Quando anche la morte dev'essere un diritto
di Luca Rota

Cosa sappiamo e cosa non sappiamo sul bio testamento? Le nostre vite ci appartengono o no? Proprio perché usiamo il possessivo “nostre”, io direi decisamente di sì. Altrimenti potremmo benissimo cambiare linguaggio


In una società civile esistono dei diritti inalienabili. Esistono, o forse sarebbe meglio dire “dovrebbero esistere”. Il diritto, se malati, a ricevere delle cure decenti, e senza enormi esborsi di denaro; quello ad un’istruzione adeguata (sempre senza svenarsi economicamente); quello di poter usufruire (a prezzi decenti) dei servizi pubblici. 
 
Se questi tre formano lo Stato sociale (il tanto citato Welfare), ad essi andrebbe aggiunto il diritto a porre fine alla propria esistenza, qualora le condizioni di salute la rendano una “non” esistenza, ergo un supplizio.

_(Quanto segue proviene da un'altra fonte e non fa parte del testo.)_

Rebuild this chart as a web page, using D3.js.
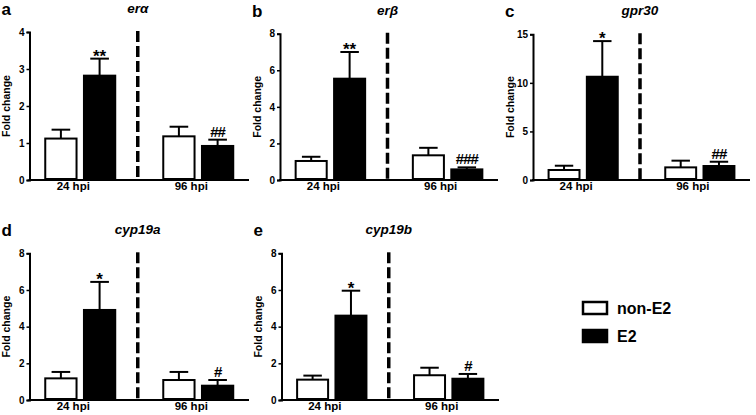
<!DOCTYPE html>
<html><head><meta charset="utf-8">
<script src="https://cdn.jsdelivr.net/npm/d3@7"></script>
<style>
body{margin:0;background:#fff;}
svg{display:block;font-family:"Liberation Sans",Arial,sans-serif;}
</style></head>
<body><svg id="chart" width="756" height="415"></svg>
<script>
// ---- data ----
const groups = ["24 hpi", "96 hpi"];
const series = ["non-E2", "E2"];
const panelLetters = ["a", "b", "c", "d", "e"];
const genes = ["erα", "erβ", "gpr30", "cyp19a", "cyp19b"];
const yMax = [4, 8, 15, 8, 8];
const yTicks = [[0,1,2,3,4],[0,2,4,6,8],[0,5,10,15],[0,2,4,6,8],[0,2,4,6,8]];
// means [24 hpi, 96 hpi]
const nonE2Mean = [[1.12,1.18],[1.04,1.35],[1.03,1.30],[1.18,1.09],[1.11,1.35]];
const nonE2Sem  = [[0.24,0.26],[0.23,0.41],[0.44,0.69],[0.35,0.44],[0.22,0.41]];
const e2Mean    = [[2.82,0.92],[5.54,0.58],[10.63,1.44],[4.91,0.78],[4.60,1.16]];
const e2Sem     = [[0.46,0.17],[1.46,0.11],[3.67,0.44],[1.53,0.31],[1.36,0.26]];
const e2Sig     = [["**","##"],["**","###"],["*","##"],["*","#"],["*","#"]];
const yLabel = "Fold change";

// ---- layout ----
const panels = [
  {x0:29.5, x1:249, top:32,   bottom:180},
  {x0:280,  x1:498, top:33.7, bottom:180},
  {x0:533,  x1:750, top:34.3, bottom:180},
  {x0:29.5, x1:249, top:253.3, bottom:400},
  {x0:281.5,x1:499, top:253.3, bottom:400}
];
const svg = d3.select("#chart");
const fill = {"non-E2":"#fff","E2":"#000"};

panels.forEach((p,i)=>{
  const g = svg.append("g");
  const y = d3.scaleLinear().domain([0,yMax[i]]).range([p.bottom,p.top]);
  const xg = d3.scaleBand().domain(groups).range([p.x0,p.x1]).paddingInner(0.39).paddingOuter(0.125);
  const xs = d3.scaleBand().domain(series).range([0,xg.bandwidth()]).paddingInner(0.14);

  // y axis
  const ya = g.append("g").attr("transform",`translate(${p.x0},0)`)
    .call(d3.axisLeft(y).tickValues(yTicks[i]).tickSize(3).tickPadding(2).tickFormat(d3.format("d")));
  ya.select(".domain").attr("stroke","#000").attr("stroke-width",2);
  ya.selectAll(".tick line").attr("stroke","#000").attr("stroke-width",1.5);
  ya.selectAll(".tick text").attr("font-size",10).attr("font-weight","bold").attr("fill","#000")
    .attr("font-family","'Liberation Sans',Arial,sans-serif");

  // x axis line
  g.append("line").attr("x1",p.x0-1).attr("x2",p.x1).attr("y1",p.bottom).attr("y2",p.bottom)
    .attr("stroke","#000").attr("stroke-width",2);

  // bars
  groups.forEach((gr,gi)=>{
    const vals = [{s:"non-E2",m:nonE2Mean[i][gi],e:nonE2Sem[i][gi]},{s:"E2",m:e2Mean[i][gi],e:e2Sem[i][gi],sig:e2Sig[i][gi]}];
    vals.forEach(v=>{
      const bx = xg(gr)+xs(v.s), bw = xs.bandwidth(), cx = bx+bw/2;
      // error bar
      g.append("line").attr("x1",cx).attr("x2",cx).attr("y1",y(v.m)).attr("y2",y(v.m+v.e))
        .attr("stroke","#000").attr("stroke-width",2);
      g.append("line").attr("x1",cx-bw*0.28).attr("x2",cx+bw*0.28).attr("y1",y(v.m+v.e)).attr("y2",y(v.m+v.e))
        .attr("stroke","#000").attr("stroke-width",2);
      g.append("rect").attr("x",bx+1).attr("y",y(v.m)).attr("width",bw-2).attr("height",y(0)-y(v.m)-1)
        .attr("fill",fill[v.s]).attr("stroke","#000").attr("stroke-width",2);
      if(v.sig){
        const isStar = v.sig[0]==="*";
        g.append("text").attr("x",cx).attr("y",y(v.m+v.e)-(isStar?-3:3))
          .attr("text-anchor","middle").attr("font-size",isStar?17:15).attr("font-weight","bold")
          .attr("letter-spacing",isStar?0:-1)
          .text(v.sig);
      }
    });
    g.append("text").attr("x",xg(gr)+xg.bandwidth()/2-7).attr("y",p.bottom+9.5)
      .attr("text-anchor","middle").attr("font-size",11.5).attr("font-weight","bold").text(gr);
  });

  // dashed separator
  const sepX = (xg(groups[0])+xg.bandwidth()+xg(groups[1]))/2 - 1.5;
  g.append("line").attr("x1",sepX).attr("x2",sepX).attr("y1",p.top-1).attr("y2",p.bottom)
    .attr("stroke","#000").attr("stroke-width",3.5).attr("stroke-dasharray","11,4");

  // title
  g.append("text").attr("x",sepX).attr("y",p.top-19).attr("text-anchor","middle")
    .attr("font-size",13.5).attr("font-weight","bold").attr("font-style","italic").text(genes[i]);
  // panel letter
  g.append("text").attr("x",p.x0-28).attr("y",p.top-17).attr("font-size",17).attr("font-weight","bold").text(panelLetters[i]);
  // y label
  g.append("text").attr("transform",`translate(${p.x0-19.5},${(p.top+p.bottom)/2}) rotate(-90)`)
    .attr("text-anchor","middle").attr("font-size",10.5).attr("font-weight","bold").text(yLabel);
});

// legend
const leg = svg.append("g").attr("transform","translate(582,301)");
series.forEach((s,k)=>{
  const row = leg.append("g").attr("transform",`translate(0,${k*28})`);
  row.append("rect").attr("x",1).attr("y",1).attr("width",24).attr("height",12)
    .attr("fill",fill[s]).attr("stroke","#000").attr("stroke-width",2.5);
  row.append("text").attr("x",35).attr("y",12.5).attr("font-size",16).attr("font-weight","bold").text(s);
});
</script></body></html>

Rendere possibile il ricorso all’eutanasia (dal greco, “dolce morte”), pratica già applicata in diverse parti del mondo, nonché a due passi dai nostri confini, in Svizzera. 
 
Il paradosso, qui, è che farla in terra elvetica (e a costi esorbitanti) va bene, mentre in Italia no. Perché mai? Cosa impedisce tutto ciò? E chi soffre da anni e vorrebbe farvi ricorso, ma non può permettersela? Può piacere o no, ma sarebbe giusto (e umano) così. Ognuno dovrebbe poter decidere della propria esistenza.
 
Quale disagio o scompenso creerebbe una decisione del genere? Non si è mica tutti obbligati a farvi ricorso, sarebbe però giusto concedere tale diritto a chi volesse usufruirne. L’eutanasia sarebbe una prerogativa dei casi limite, concordata con il placet dei medici, e non una consuetudine modaiola. Con essa non si autorizza la morte, ma il diritto a morire umanamente e decentemente. 
 
Perché anche la morte fa parte della vita, ed essa appartiene all’uomo. Quando le condizioni di salute arrivano a livelli talmente critici, da non considerare più vita quella che si “vive”, perché continuare ad infierire? È una scelta libera, della persona, e non una fuga dai problemi di questo mondo. Non si tratta di suicidio, ma di un diritto da concedere, quando la vita diventa una “non” vita.